— Start Recorded information —

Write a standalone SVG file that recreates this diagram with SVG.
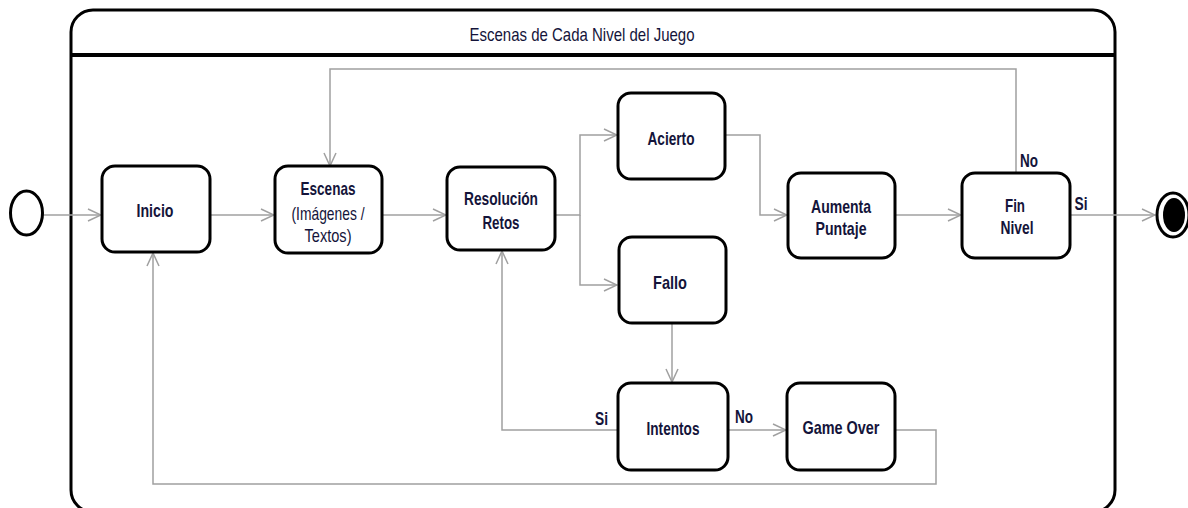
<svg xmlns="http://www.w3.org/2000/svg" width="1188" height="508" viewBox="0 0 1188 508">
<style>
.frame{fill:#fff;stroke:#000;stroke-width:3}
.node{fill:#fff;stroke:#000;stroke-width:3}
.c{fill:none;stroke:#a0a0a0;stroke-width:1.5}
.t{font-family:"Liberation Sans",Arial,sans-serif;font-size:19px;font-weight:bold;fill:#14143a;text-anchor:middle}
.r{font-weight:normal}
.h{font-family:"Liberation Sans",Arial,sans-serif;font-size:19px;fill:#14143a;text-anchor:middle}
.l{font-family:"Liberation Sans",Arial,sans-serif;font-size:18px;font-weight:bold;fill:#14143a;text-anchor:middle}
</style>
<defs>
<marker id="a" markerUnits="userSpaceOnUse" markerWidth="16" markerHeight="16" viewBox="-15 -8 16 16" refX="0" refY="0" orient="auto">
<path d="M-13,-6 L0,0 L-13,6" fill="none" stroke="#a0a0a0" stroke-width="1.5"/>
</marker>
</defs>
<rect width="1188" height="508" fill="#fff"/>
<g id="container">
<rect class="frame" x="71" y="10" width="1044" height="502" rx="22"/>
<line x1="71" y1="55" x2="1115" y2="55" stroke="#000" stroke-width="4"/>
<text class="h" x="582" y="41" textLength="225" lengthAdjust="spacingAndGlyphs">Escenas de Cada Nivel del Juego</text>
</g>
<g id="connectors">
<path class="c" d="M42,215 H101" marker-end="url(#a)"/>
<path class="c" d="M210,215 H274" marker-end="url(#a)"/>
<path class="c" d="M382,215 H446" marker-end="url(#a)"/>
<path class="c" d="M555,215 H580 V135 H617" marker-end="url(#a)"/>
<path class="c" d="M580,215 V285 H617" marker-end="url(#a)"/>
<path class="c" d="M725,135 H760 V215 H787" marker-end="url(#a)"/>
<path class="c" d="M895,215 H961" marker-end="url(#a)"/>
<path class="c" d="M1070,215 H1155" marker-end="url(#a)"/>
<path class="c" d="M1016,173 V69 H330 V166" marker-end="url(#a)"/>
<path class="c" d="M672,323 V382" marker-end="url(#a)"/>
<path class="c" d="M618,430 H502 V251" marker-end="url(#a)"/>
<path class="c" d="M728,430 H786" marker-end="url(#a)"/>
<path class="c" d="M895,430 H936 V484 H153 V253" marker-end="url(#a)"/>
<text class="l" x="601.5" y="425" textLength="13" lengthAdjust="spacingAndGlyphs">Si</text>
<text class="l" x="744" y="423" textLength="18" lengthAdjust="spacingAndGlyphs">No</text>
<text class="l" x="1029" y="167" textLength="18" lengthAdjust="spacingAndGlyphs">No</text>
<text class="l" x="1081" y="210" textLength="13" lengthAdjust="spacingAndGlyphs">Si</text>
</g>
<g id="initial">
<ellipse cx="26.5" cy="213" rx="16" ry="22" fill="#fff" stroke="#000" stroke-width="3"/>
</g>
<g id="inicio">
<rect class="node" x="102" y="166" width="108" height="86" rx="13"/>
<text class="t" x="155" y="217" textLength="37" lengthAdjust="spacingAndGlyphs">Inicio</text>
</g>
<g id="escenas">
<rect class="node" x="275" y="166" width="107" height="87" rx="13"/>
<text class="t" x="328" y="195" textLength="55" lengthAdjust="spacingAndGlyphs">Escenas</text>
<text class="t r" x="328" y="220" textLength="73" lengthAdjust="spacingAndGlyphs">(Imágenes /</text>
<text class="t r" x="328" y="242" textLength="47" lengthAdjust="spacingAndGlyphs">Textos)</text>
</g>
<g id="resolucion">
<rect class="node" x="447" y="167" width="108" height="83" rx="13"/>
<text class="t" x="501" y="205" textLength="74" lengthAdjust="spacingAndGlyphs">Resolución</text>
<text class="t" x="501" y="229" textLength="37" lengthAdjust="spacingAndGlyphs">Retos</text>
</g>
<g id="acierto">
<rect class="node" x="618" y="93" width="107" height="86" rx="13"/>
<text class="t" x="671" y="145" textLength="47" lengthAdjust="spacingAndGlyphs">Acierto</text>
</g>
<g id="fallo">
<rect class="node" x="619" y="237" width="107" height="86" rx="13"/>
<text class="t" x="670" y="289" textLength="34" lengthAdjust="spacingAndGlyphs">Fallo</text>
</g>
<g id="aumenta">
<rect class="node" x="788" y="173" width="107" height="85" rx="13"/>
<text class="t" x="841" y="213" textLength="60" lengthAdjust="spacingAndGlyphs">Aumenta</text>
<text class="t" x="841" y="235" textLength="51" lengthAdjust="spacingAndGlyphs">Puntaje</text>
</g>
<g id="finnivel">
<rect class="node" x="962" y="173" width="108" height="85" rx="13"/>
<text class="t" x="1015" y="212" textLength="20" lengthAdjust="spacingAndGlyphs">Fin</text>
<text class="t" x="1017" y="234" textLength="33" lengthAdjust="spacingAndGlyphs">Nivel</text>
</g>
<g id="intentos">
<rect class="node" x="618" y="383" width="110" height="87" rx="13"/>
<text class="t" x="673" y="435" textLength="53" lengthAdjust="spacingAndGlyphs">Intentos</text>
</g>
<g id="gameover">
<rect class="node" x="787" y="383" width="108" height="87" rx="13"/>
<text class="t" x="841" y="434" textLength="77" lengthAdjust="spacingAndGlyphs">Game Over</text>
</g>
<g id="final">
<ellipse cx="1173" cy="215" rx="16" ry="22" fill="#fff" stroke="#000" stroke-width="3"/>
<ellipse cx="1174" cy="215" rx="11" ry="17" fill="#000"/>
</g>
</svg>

— End Recorded information —

## What you have to do
Reproduce the listing exactly. Leave its pictures out.

## Solution
Write a standalone SVG file that recreates this diagram with SVG.
<svg xmlns="http://www.w3.org/2000/svg" width="1188" height="508" viewBox="0 0 1188 508">
<style>
.frame{fill:#fff;stroke:#000;stroke-width:3}
.node{fill:#fff;stroke:#000;stroke-width:3}
.c{fill:none;stroke:#a0a0a0;stroke-width:1.5}
.t{font-family:"Liberation Sans",Arial,sans-serif;font-size:19px;font-weight:bold;fill:#14143a;text-anchor:middle}
.r{font-weight:normal}
.h{font-family:"Liberation Sans",Arial,sans-serif;font-size:19px;fill:#14143a;text-anchor:middle}
.l{font-family:"Liberation Sans",Arial,sans-serif;font-size:18px;font-weight:bold;fill:#14143a;text-anchor:middle}
</style>
<defs>
<marker id="a" markerUnits="userSpaceOnUse" markerWidth="16" markerHeight="16" viewBox="-15 -8 16 16" refX="0" refY="0" orient="auto">
<path d="M-13,-6 L0,0 L-13,6" fill="none" stroke="#a0a0a0" stroke-width="1.5"/>
</marker>
</defs>
<rect width="1188" height="508" fill="#fff"/>
<g id="container">
<rect class="frame" x="71" y="10" width="1044" height="502" rx="22"/>
<line x1="71" y1="55" x2="1115" y2="55" stroke="#000" stroke-width="4"/>
<text class="h" x="582" y="41" textLength="225" lengthAdjust="spacingAndGlyphs">Escenas de Cada Nivel del Juego</text>
</g>
<g id="connectors">
<path class="c" d="M42,215 H101" marker-end="url(#a)"/>
<path class="c" d="M210,215 H274" marker-end="url(#a)"/>
<path class="c" d="M382,215 H446" marker-end="url(#a)"/>
<path class="c" d="M555,215 H580 V135 H617" marker-end="url(#a)"/>
<path class="c" d="M580,215 V285 H617" marker-end="url(#a)"/>
<path class="c" d="M725,135 H760 V215 H787" marker-end="url(#a)"/>
<path class="c" d="M895,215 H961" marker-end="url(#a)"/>
<path class="c" d="M1070,215 H1155" marker-end="url(#a)"/>
<path class="c" d="M1016,173 V69 H330 V166" marker-end="url(#a)"/>
<path class="c" d="M672,323 V382" marker-end="url(#a)"/>
<path class="c" d="M618,430 H502 V251" marker-end="url(#a)"/>
<path class="c" d="M728,430 H786" marker-end="url(#a)"/>
<path class="c" d="M895,430 H936 V484 H153 V253" marker-end="url(#a)"/>
<text class="l" x="601.5" y="425" textLength="13" lengthAdjust="spacingAndGlyphs">Si</text>
<text class="l" x="744" y="423" textLength="18" lengthAdjust="spacingAndGlyphs">No</text>
<text class="l" x="1029" y="167" textLength="18" lengthAdjust="spacingAndGlyphs">No</text>
<text class="l" x="1081" y="210" textLength="13" lengthAdjust="spacingAndGlyphs">Si</text>
</g>
<g id="initial">
<ellipse cx="26.5" cy="213" rx="16" ry="22" fill="#fff" stroke="#000" stroke-width="3"/>
</g>
<g id="inicio">
<rect class="node" x="102" y="166" width="108" height="86" rx="13"/>
<text class="t" x="155" y="217" textLength="37" lengthAdjust="spacingAndGlyphs">Inicio</text>
</g>
<g id="escenas">
<rect class="node" x="275" y="166" width="107" height="87" rx="13"/>
<text class="t" x="328" y="195" textLength="55" lengthAdjust="spacingAndGlyphs">Escenas</text>
<text class="t r" x="328" y="220" textLength="73" lengthAdjust="spacingAndGlyphs">(Imágenes /</text>
<text class="t r" x="328" y="242" textLength="47" lengthAdjust="spacingAndGlyphs">Textos)</text>
</g>
<g id="resolucion">
<rect class="node" x="447" y="167" width="108" height="83" rx="13"/>
<text class="t" x="501" y="205" textLength="74" lengthAdjust="spacingAndGlyphs">Resolución</text>
<text class="t" x="501" y="229" textLength="37" lengthAdjust="spacingAndGlyphs">Retos</text>
</g>
<g id="acierto">
<rect class="node" x="618" y="93" width="107" height="86" rx="13"/>
<text class="t" x="671" y="145" textLength="47" lengthAdjust="spacingAndGlyphs">Acierto</text>
</g>
<g id="fallo">
<rect class="node" x="619" y="237" width="107" height="86" rx="13"/>
<text class="t" x="670" y="289" textLength="34" lengthAdjust="spacingAndGlyphs">Fallo</text>
</g>
<g id="aumenta">
<rect class="node" x="788" y="173" width="107" height="85" rx="13"/>
<text class="t" x="841" y="213" textLength="60" lengthAdjust="spacingAndGlyphs">Aumenta</text>
<text class="t" x="841" y="235" textLength="51" lengthAdjust="spacingAndGlyphs">Puntaje</text>
</g>
<g id="finnivel">
<rect class="node" x="962" y="173" width="108" height="85" rx="13"/>
<text class="t" x="1015" y="212" textLength="20" lengthAdjust="spacingAndGlyphs">Fin</text>
<text class="t" x="1017" y="234" textLength="33" lengthAdjust="spacingAndGlyphs">Nivel</text>
</g>
<g id="intentos">
<rect class="node" x="618" y="383" width="110" height="87" rx="13"/>
<text class="t" x="673" y="435" textLength="53" lengthAdjust="spacingAndGlyphs">Intentos</text>
</g>
<g id="gameover">
<rect class="node" x="787" y="383" width="108" height="87" rx="13"/>
<text class="t" x="841" y="434" textLength="77" lengthAdjust="spacingAndGlyphs">Game Over</text>
</g>
<g id="final">
<ellipse cx="1173" cy="215" rx="16" ry="22" fill="#fff" stroke="#000" stroke-width="3"/>
<ellipse cx="1174" cy="215" rx="11" ry="17" fill="#000"/>
</g>
</svg>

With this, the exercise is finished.